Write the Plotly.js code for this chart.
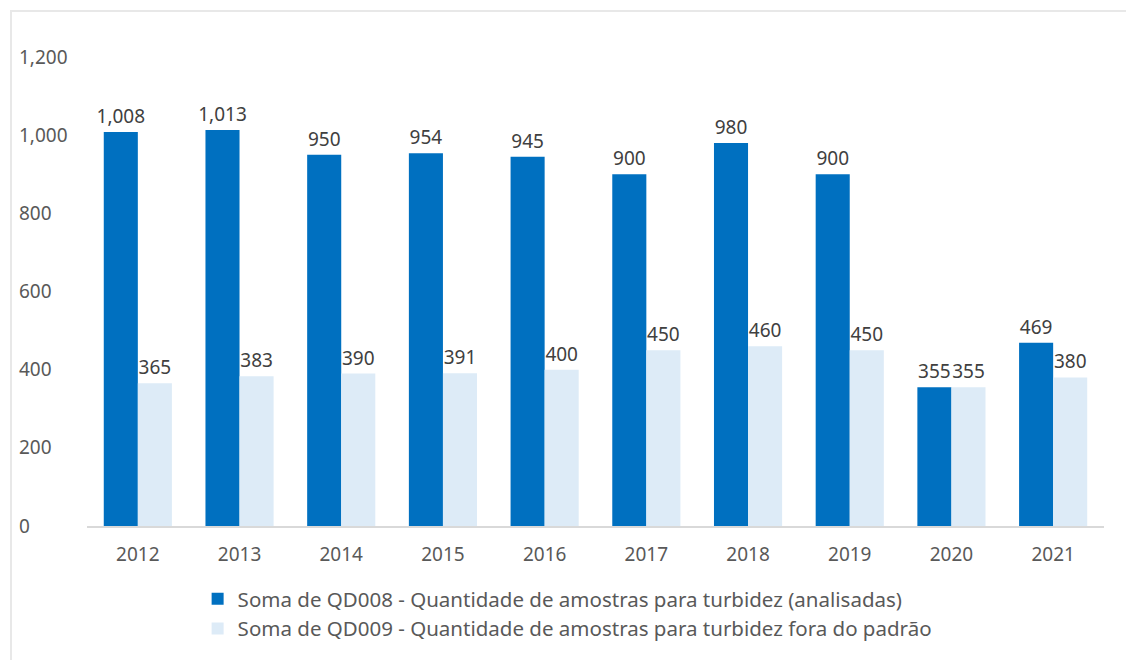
<!DOCTYPE html>
<html>
<head>
<meta charset="utf-8">
<script src="https://cdn.plot.ly/plotly-3.0.1.min.js"></script>
<style>
html,body{margin:0;padding:0;background:#fff;}
#chart{position:absolute;left:10px;top:10px;width:1114px;height:648px;border-top:2px solid #e8e8e8;border-left:2px solid #e8e8e8;}
</style>
</head>
<body>
<div id="chart"></div>
<script>
var years = ["2012","2013","2014","2015","2016","2017","2018","2019","2020","2021"];
var analisadas = [1008,1013,950,954,945,900,980,900,355,469];
var foraPadrao = [365,383,390,391,400,450,460,450,355,380];
var yTicks = [0,200,400,600,800,1000,1200];
var seriesNames = [
  "Soma de QD008 - Quantidade de amostras para turbidez (analisadas)",
  "Soma de QD009 - Quantidade de amostras para turbidez fora do padrão"
];

var fontFam = "Noto Sans, sans-serif";
var t1 = {
  type:"bar", x:years, y:analisadas, name:seriesNames[0],
  marker:{color:"#0070C0"},
  text:analisadas, texttemplate:"%{y:,}", textposition:"outside",
  textfont:{family:fontFam,size:19,color:"#404040"},
  cliponaxis:false, constraintext:"none", hoverinfo:"skip"
};
var t2 = {
  type:"bar", x:years, y:foraPadrao, name:seriesNames[1],
  marker:{color:"#DDEBF7"},
  text:foraPadrao, texttemplate:"%{y:,}", textposition:"outside",
  textfont:{family:fontFam,size:19,color:"#404040"},
  cliponaxis:false, constraintext:"none", hoverinfo:"skip"
};
var layout = {
  width:1114, height:648,
  margin:{l:3,r:22,t:45,b:134},
  paper_bgcolor:"#fff", plot_bgcolor:"#fff",
  font:{family:fontFam,size:18,color:"#595959"},
  barmode:"group", bargap:0.33, bargroupgap:0,
  showlegend:true,
  legend:{orientation:"v", x:0.507, xanchor:"center", y:-0.113, yanchor:"top",
          font:{family:fontFam,size:20.5,color:"#595959"}, tracegroupgap:0, itemwidth:30},
  xaxis:{type:"category", domain:[0.0661,1], showgrid:false, showline:true, linecolor:"#d9d9d9", linewidth:1.5,
         ticks:"", tickangle:0, tickfont:{family:fontFam,size:19,color:"#595959"}, ticklabelstandoff:11},
  yaxis:{range:[0,1200], tickvals:yTicks, tickformat:",", showgrid:false, zeroline:false, showline:false,
         anchor:"free", position:0, ticklabelposition:"inside", ticklabeloverflow:"allow", ticks:"",
         tickfont:{family:fontFam,size:19,color:"#595959"}}
};
Plotly.newPlot("chart",[t1,t2],layout,{displayModeBar:false,staticPlot:true});
</script>
</body>
</html>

- **Job**
Reproduce the material in its entirety and word for word, without the pictures.

- **Written solution**
Write the Plotly.js code for this chart.
<!DOCTYPE html>
<html>
<head>
<meta charset="utf-8">
<script src="https://cdn.plot.ly/plotly-3.0.1.min.js"></script>
<style>
html,body{margin:0;padding:0;background:#fff;}
#chart{position:absolute;left:10px;top:10px;width:1114px;height:648px;border-top:2px solid #e8e8e8;border-left:2px solid #e8e8e8;}
</style>
</head>
<body>
<div id="chart"></div>
<script>
var years = ["2012","2013","2014","2015","2016","2017","2018","2019","2020","2021"];
var analisadas = [1008,1013,950,954,945,900,980,900,355,469];
var foraPadrao = [365,383,390,391,400,450,460,450,355,380];
var yTicks = [0,200,400,600,800,1000,1200];
var seriesNames = [
  "Soma de QD008 - Quantidade de amostras para turbidez (analisadas)",
  "Soma de QD009 - Quantidade de amostras para turbidez fora do padrão"
];

var fontFam = "Noto Sans, sans-serif";
var t1 = {
  type:"bar", x:years, y:analisadas, name:seriesNames[0],
  marker:{color:"#0070C0"},
  text:analisadas, texttemplate:"%{y:,}", textposition:"outside",
  textfont:{family:fontFam,size:19,color:"#404040"},
  cliponaxis:false, constraintext:"none", hoverinfo:"skip"
};
var t2 = {
  type:"bar", x:years, y:foraPadrao, name:seriesNames[1],
  marker:{color:"#DDEBF7"},
  text:foraPadrao, texttemplate:"%{y:,}", textposition:"outside",
  textfont:{family:fontFam,size:19,color:"#404040"},
  cliponaxis:false, constraintext:"none", hoverinfo:"skip"
};
var layout = {
  width:1114, height:648,
  margin:{l:3,r:22,t:45,b:134},
  paper_bgcolor:"#fff", plot_bgcolor:"#fff",
  font:{family:fontFam,size:18,color:"#595959"},
  barmode:"group", bargap:0.33, bargroupgap:0,
  showlegend:true,
  legend:{orientation:"v", x:0.507, xanchor:"center", y:-0.113, yanchor:"top",
          font:{family:fontFam,size:20.5,color:"#595959"}, tracegroupgap:0, itemwidth:30},
  xaxis:{type:"category", domain:[0.0661,1], showgrid:false, showline:true, linecolor:"#d9d9d9", linewidth:1.5,
         ticks:"", tickangle:0, tickfont:{family:fontFam,size:19,color:"#595959"}, ticklabelstandoff:11},
  yaxis:{range:[0,1200], tickvals:yTicks, tickformat:",", showgrid:false, zeroline:false, showline:false,
         anchor:"free", position:0, ticklabelposition:"inside", ticklabeloverflow:"allow", ticks:"",
         tickfont:{family:fontFam,size:19,color:"#595959"}}
};
Plotly.newPlot("chart",[t1,t2],layout,{displayModeBar:false,staticPlot:true});
</script>
</body>
</html>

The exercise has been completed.